| Data shown |
>> begin
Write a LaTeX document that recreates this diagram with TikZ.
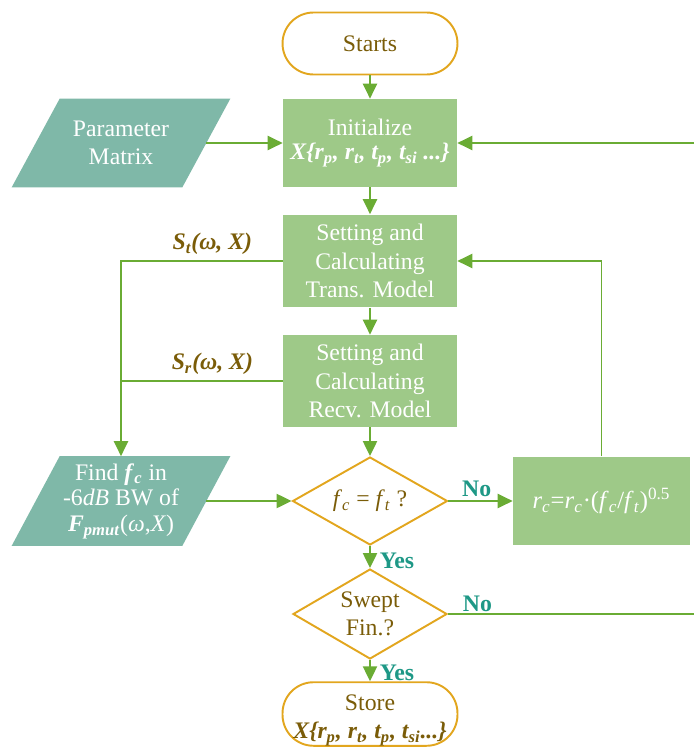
\documentclass[tikz,border=0pt]{standalone}
\usepackage{fontspec}
\setmainfont{Liberation Serif}
\usetikzlibrary{shapes.geometric,arrows.meta,backgrounds}
\definecolor{flowGreen}{RGB}{106,172,52}
\definecolor{boxGreen}{RGB}{158,201,136}
\definecolor{slantTeal}{RGB}{127,184,168}
\definecolor{edgeGold}{RGB}{226,166,30}
\definecolor{textBrown}{RGB}{122,92,8}
\definecolor{yesTeal}{RGB}{30,152,134}
\newcommand{\ivar}[1]{\textit{#1}}
\newcommand{\isub}[2]{\textit{#1}\textsubscript{\textit{#2}}}
\tikzset{
  base/.style={font=\fontsize{13.5}{16}\selectfont,align=center,inner sep=0pt},
  proc/.style={base,rectangle,fill=boxGreen,text=white,minimum width=3.48cm,minimum height=1.76cm},
  slantbody/.style={base,rectangle,text=white,minimum width=3.4cm,minimum height=1.76cm},
  pill/.style={base,rectangle,rounded corners=0.62cm,draw=edgeGold,line width=1.1pt,
    text=textBrown,minimum width=3.5cm,minimum height=1.24cm},
  test/.style={base,diamond,draw=edgeGold,line width=1.1pt,text=textBrown,
    minimum width=3.1cm,minimum height=1.76cm,shape aspect=1.75},
  flow/.style={draw=flowGreen,line width=1.1pt,-{Triangle[length=8.5pt,width=8pt]}},
  wire/.style={draw=flowGreen,line width=1.1pt},
  sig/.style={base,text=textBrown,font=\fontsize{13.5}{16}\selectfont\bfseries\itshape},
  ans/.style={base,text=yesTeal,font=\fontsize{13.5}{16}\selectfont\bfseries}
}
\begin{document}
\begin{tikzpicture}[x=0.02cm,y=-0.02cm]
  \useasboundingbox (0,0) rectangle (694,747);
  \node[pill] (start) at (370,43.5) {Starts};
  \node[proc] (init) at (370,143) {\raisebox{-3pt}{Initialize}\\[1pt] \bfseries\itshape X\{r\textsubscript{p}, r\textsubscript{t}, t\textsubscript{p}, t\textsubscript{si} ...\}};
  \node[slantbody] (param) at (121,143) {Parameter\\ Matrix};
  \node[proc,minimum height=1.86cm] (trans) at (370,261) {Setting and\\ Calculating\\ Trans. Model};
  \node[proc,minimum height=1.84cm] (recv) at (370,381) {Setting and\\ Calculating\\ Recv. Model};
  \node[test] (match) at (370,501) {\isub{f}{c} = \isub{f}{t} ?};
  \node[proc,minimum width=3.54cm,minimum height=1.78cm] (update) at (601.5,501)
    {\fontsize{14}{16}\selectfont\isub{r}{c}=\isub{r}{c}·(\isub{f}{c}/\isub{f}{t})\textsuperscript{0.5}};
  \node[slantbody,minimum height=1.78cm,font=\fontsize{13.5}{14.6}\selectfont] (find) at (121,501)
    {Find \textbf{\isub{f}{c}} in\\ -6\ivar{dB} BW of\\ \textbf{\isub{F}{pmut}}(\ivar{ω},\ivar{X})};
  \node[test,minimum width=3.08cm,minimum height=1.8cm] (swept) at (370,614) {Swept\\ Fin.?};
  \node[pill,minimum height=1.24cm] (store) at (370,714)
    {\rule{0pt}{16pt}Store\\ \bfseries\itshape X\{r\textsubscript{p}, r\textsubscript{t}, t\textsubscript{p}, t\textsubscript{si}...\}};
  \begin{scope}[on background layer]
    \foreach \n in {param,find}
      \fill[slantTeal] ([xshift=0.48cm]\n.north west) -- ([xshift=0.48cm]\n.north east)
        -- ([xshift=-0.48cm]\n.south east) -- ([xshift=-0.48cm]\n.south west) -- cycle;
  \end{scope}
  \coordinate (loopN) at (694,143);
  \coordinate (loopS) at (694,614);
  \path[flow] (start) -- (init);
  \path[flow] (init) -- (trans);
  \path[flow] (trans) -- (recv);
  \path[flow] (recv) -- (match.north);
  \path[flow] (param.east) -- (init.west);
  \path[flow] (loopN) -- (init.east);
  \path[flow] (trans.west) -- node[sig,above=3pt,xshift=6pt] {S\textsubscript{t}(ω, X)} (trans.west -| find.north) -- (find.north);
  \path[wire] (recv.west) -- node[sig,above=3pt,xshift=6pt] {S\textsubscript{r}(ω, X)} (recv.west -| find.north);
  \path[flow] (find.east) -- (match.west);
  \path[flow] (match.east) -- node[ans,above=2pt,pos=0.44] {No} (update.west);
  \path[flow] (update.north) |- (trans.east);
  \path[flow] (match.south) -- node[ans,right=5pt,yshift=-2pt] {Yes} (swept.north);
  \path[wire] (swept.east) -- node[ans,above=1pt,pos=0.12] {No} (loopS);
  \path[flow] (swept.south) -- node[ans,right=5pt,yshift=-1pt] {Yes} (store.north);
\end{tikzpicture}
\end{document}
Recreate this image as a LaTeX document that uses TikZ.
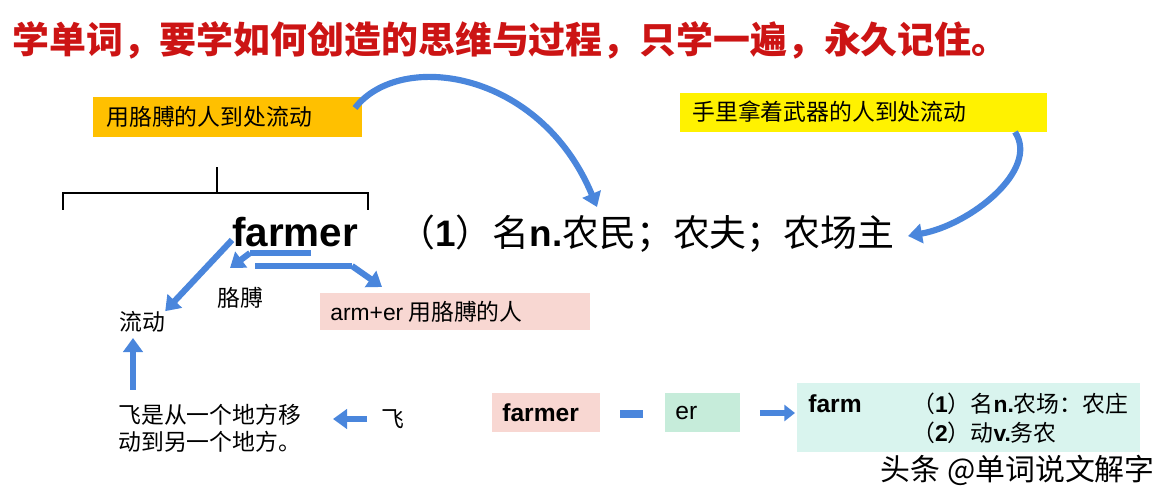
>> end
| Goal |
Except for the pictures, reproduce every line exactly.

| Task answer |
Write a LaTeX document that recreates this diagram with TikZ.
\documentclass[tikz,border=0pt]{standalone}
\usepackage{fontspec}
\setmainfont{Liberation Serif}
\usetikzlibrary{shapes.geometric,arrows.meta,backgrounds}
\definecolor{flowGreen}{RGB}{106,172,52}
\definecolor{boxGreen}{RGB}{158,201,136}
\definecolor{slantTeal}{RGB}{127,184,168}
\definecolor{edgeGold}{RGB}{226,166,30}
\definecolor{textBrown}{RGB}{122,92,8}
\definecolor{yesTeal}{RGB}{30,152,134}
\newcommand{\ivar}[1]{\textit{#1}}
\newcommand{\isub}[2]{\textit{#1}\textsubscript{\textit{#2}}}
\tikzset{
  base/.style={font=\fontsize{13.5}{16}\selectfont,align=center,inner sep=0pt},
  proc/.style={base,rectangle,fill=boxGreen,text=white,minimum width=3.48cm,minimum height=1.76cm},
  slantbody/.style={base,rectangle,text=white,minimum width=3.4cm,minimum height=1.76cm},
  pill/.style={base,rectangle,rounded corners=0.62cm,draw=edgeGold,line width=1.1pt,
    text=textBrown,minimum width=3.5cm,minimum height=1.24cm},
  test/.style={base,diamond,draw=edgeGold,line width=1.1pt,text=textBrown,
    minimum width=3.1cm,minimum height=1.76cm,shape aspect=1.75},
  flow/.style={draw=flowGreen,line width=1.1pt,-{Triangle[length=8.5pt,width=8pt]}},
  wire/.style={draw=flowGreen,line width=1.1pt},
  sig/.style={base,text=textBrown,font=\fontsize{13.5}{16}\selectfont\bfseries\itshape},
  ans/.style={base,text=yesTeal,font=\fontsize{13.5}{16}\selectfont\bfseries}
}
\begin{document}
\begin{tikzpicture}[x=0.02cm,y=-0.02cm]
  \useasboundingbox (0,0) rectangle (694,747);
  \node[pill] (start) at (370,43.5) {Starts};
  \node[proc] (init) at (370,143) {\raisebox{-3pt}{Initialize}\\[1pt] \bfseries\itshape X\{r\textsubscript{p}, r\textsubscript{t}, t\textsubscript{p}, t\textsubscript{si} ...\}};
  \node[slantbody] (param) at (121,143) {Parameter\\ Matrix};
  \node[proc,minimum height=1.86cm] (trans) at (370,261) {Setting and\\ Calculating\\ Trans. Model};
  \node[proc,minimum height=1.84cm] (recv) at (370,381) {Setting and\\ Calculating\\ Recv. Model};
  \node[test] (match) at (370,501) {\isub{f}{c} = \isub{f}{t} ?};
  \node[proc,minimum width=3.54cm,minimum height=1.78cm] (update) at (601.5,501)
    {\fontsize{14}{16}\selectfont\isub{r}{c}=\isub{r}{c}·(\isub{f}{c}/\isub{f}{t})\textsuperscript{0.5}};
  \node[slantbody,minimum height=1.78cm,font=\fontsize{13.5}{14.6}\selectfont] (find) at (121,501)
    {Find \textbf{\isub{f}{c}} in\\ -6\ivar{dB} BW of\\ \textbf{\isub{F}{pmut}}(\ivar{ω},\ivar{X})};
  \node[test,minimum width=3.08cm,minimum height=1.8cm] (swept) at (370,614) {Swept\\ Fin.?};
  \node[pill,minimum height=1.24cm] (store) at (370,714)
    {\rule{0pt}{16pt}Store\\ \bfseries\itshape X\{r\textsubscript{p}, r\textsubscript{t}, t\textsubscript{p}, t\textsubscript{si}...\}};
  \begin{scope}[on background layer]
    \foreach \n in {param,find}
      \fill[slantTeal] ([xshift=0.48cm]\n.north west) -- ([xshift=0.48cm]\n.north east)
        -- ([xshift=-0.48cm]\n.south east) -- ([xshift=-0.48cm]\n.south west) -- cycle;
  \end{scope}
  \coordinate (loopN) at (694,143);
  \coordinate (loopS) at (694,614);
  \path[flow] (start) -- (init);
  \path[flow] (init) -- (trans);
  \path[flow] (trans) -- (recv);
  \path[flow] (recv) -- (match.north);
  \path[flow] (param.east) -- (init.west);
  \path[flow] (loopN) -- (init.east);
  \path[flow] (trans.west) -- node[sig,above=3pt,xshift=6pt] {S\textsubscript{t}(ω, X)} (trans.west -| find.north) -- (find.north);
  \path[wire] (recv.west) -- node[sig,above=3pt,xshift=6pt] {S\textsubscript{r}(ω, X)} (recv.west -| find.north);
  \path[flow] (find.east) -- (match.west);
  \path[flow] (match.east) -- node[ans,above=2pt,pos=0.44] {No} (update.west);
  \path[flow] (update.north) |- (trans.east);
  \path[flow] (match.south) -- node[ans,right=5pt,yshift=-2pt] {Yes} (swept.north);
  \path[wire] (swept.east) -- node[ans,above=1pt,pos=0.12] {No} (loopS);
  \path[flow] (swept.south) -- node[ans,right=5pt,yshift=-1pt] {Yes} (store.north);
\end{tikzpicture}
\end{document}
Recreate this image as a LaTeX document that uses TikZ.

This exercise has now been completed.